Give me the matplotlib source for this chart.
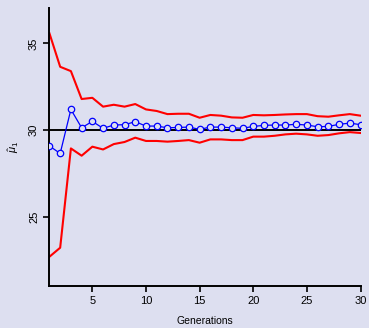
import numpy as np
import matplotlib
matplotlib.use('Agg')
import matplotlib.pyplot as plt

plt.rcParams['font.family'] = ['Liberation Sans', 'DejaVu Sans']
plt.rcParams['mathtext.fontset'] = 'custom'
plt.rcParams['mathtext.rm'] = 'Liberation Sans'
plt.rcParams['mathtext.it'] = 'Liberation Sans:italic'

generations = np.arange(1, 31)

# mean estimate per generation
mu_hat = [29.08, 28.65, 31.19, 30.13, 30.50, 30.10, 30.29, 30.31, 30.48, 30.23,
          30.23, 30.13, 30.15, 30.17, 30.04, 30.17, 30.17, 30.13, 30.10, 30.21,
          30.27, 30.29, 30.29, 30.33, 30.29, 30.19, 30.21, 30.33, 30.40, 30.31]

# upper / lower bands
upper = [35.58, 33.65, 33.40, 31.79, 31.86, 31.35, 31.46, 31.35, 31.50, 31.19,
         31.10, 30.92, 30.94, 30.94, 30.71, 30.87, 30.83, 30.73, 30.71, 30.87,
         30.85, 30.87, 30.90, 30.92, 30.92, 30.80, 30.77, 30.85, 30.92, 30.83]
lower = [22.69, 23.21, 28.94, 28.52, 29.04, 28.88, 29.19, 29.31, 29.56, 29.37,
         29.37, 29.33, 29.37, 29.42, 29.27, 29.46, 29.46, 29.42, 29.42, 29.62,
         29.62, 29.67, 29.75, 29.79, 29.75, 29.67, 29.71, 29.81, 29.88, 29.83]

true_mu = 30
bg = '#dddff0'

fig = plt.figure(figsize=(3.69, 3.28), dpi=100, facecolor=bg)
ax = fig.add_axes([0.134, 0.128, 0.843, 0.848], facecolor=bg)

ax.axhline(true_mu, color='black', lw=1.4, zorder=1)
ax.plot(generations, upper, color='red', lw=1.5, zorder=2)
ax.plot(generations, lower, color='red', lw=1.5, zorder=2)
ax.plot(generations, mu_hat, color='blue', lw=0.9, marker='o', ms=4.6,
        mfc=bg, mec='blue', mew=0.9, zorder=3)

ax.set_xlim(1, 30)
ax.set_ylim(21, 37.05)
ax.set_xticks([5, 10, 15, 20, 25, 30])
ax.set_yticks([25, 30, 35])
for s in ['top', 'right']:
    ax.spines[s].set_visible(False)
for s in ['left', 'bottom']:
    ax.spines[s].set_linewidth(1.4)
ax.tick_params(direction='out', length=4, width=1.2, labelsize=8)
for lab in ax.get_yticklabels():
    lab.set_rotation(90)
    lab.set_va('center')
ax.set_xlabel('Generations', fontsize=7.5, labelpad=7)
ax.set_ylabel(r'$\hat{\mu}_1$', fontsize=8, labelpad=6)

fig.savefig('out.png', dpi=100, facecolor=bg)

────────────────────────────────────────

INSTRUCTIONS FOR THE TASK
Reproduce each line exactly as it appears, omitting the pictures.

TASK RESPONSE
Give me the matplotlib source for this chart.
import numpy as np
import matplotlib
matplotlib.use('Agg')
import matplotlib.pyplot as plt

plt.rcParams['font.family'] = ['Liberation Sans', 'DejaVu Sans']
plt.rcParams['mathtext.fontset'] = 'custom'
plt.rcParams['mathtext.rm'] = 'Liberation Sans'
plt.rcParams['mathtext.it'] = 'Liberation Sans:italic'

generations = np.arange(1, 31)

# mean estimate per generation
mu_hat = [29.08, 28.65, 31.19, 30.13, 30.50, 30.10, 30.29, 30.31, 30.48, 30.23,
          30.23, 30.13, 30.15, 30.17, 30.04, 30.17, 30.17, 30.13, 30.10, 30.21,
          30.27, 30.29, 30.29, 30.33, 30.29, 30.19, 30.21, 30.33, 30.40, 30.31]

# upper / lower bands
upper = [35.58, 33.65, 33.40, 31.79, 31.86, 31.35, 31.46, 31.35, 31.50, 31.19,
         31.10, 30.92, 30.94, 30.94, 30.71, 30.87, 30.83, 30.73, 30.71, 30.87,
         30.85, 30.87, 30.90, 30.92, 30.92, 30.80, 30.77, 30.85, 30.92, 30.83]
lower = [22.69, 23.21, 28.94, 28.52, 29.04, 28.88, 29.19, 29.31, 29.56, 29.37,
         29.37, 29.33, 29.37, 29.42, 29.27, 29.46, 29.46, 29.42, 29.42, 29.62,
         29.62, 29.67, 29.75, 29.79, 29.75, 29.67, 29.71, 29.81, 29.88, 29.83]

true_mu = 30
bg = '#dddff0'

fig = plt.figure(figsize=(3.69, 3.28), dpi=100, facecolor=bg)
ax = fig.add_axes([0.134, 0.128, 0.843, 0.848], facecolor=bg)

ax.axhline(true_mu, color='black', lw=1.4, zorder=1)
ax.plot(generations, upper, color='red', lw=1.5, zorder=2)
ax.plot(generations, lower, color='red', lw=1.5, zorder=2)
ax.plot(generations, mu_hat, color='blue', lw=0.9, marker='o', ms=4.6,
        mfc=bg, mec='blue', mew=0.9, zorder=3)

ax.set_xlim(1, 30)
ax.set_ylim(21, 37.05)
ax.set_xticks([5, 10, 15, 20, 25, 30])
ax.set_yticks([25, 30, 35])
for s in ['top', 'right']:
    ax.spines[s].set_visible(False)
for s in ['left', 'bottom']:
    ax.spines[s].set_linewidth(1.4)
ax.tick_params(direction='out', length=4, width=1.2, labelsize=8)
for lab in ax.get_yticklabels():
    lab.set_rotation(90)
    lab.set_va('center')
ax.set_xlabel('Generations', fontsize=7.5, labelpad=7)
ax.set_ylabel(r'$\hat{\mu}_1$', fontsize=8, labelpad=6)

fig.savefig('out.png', dpi=100, facecolor=bg)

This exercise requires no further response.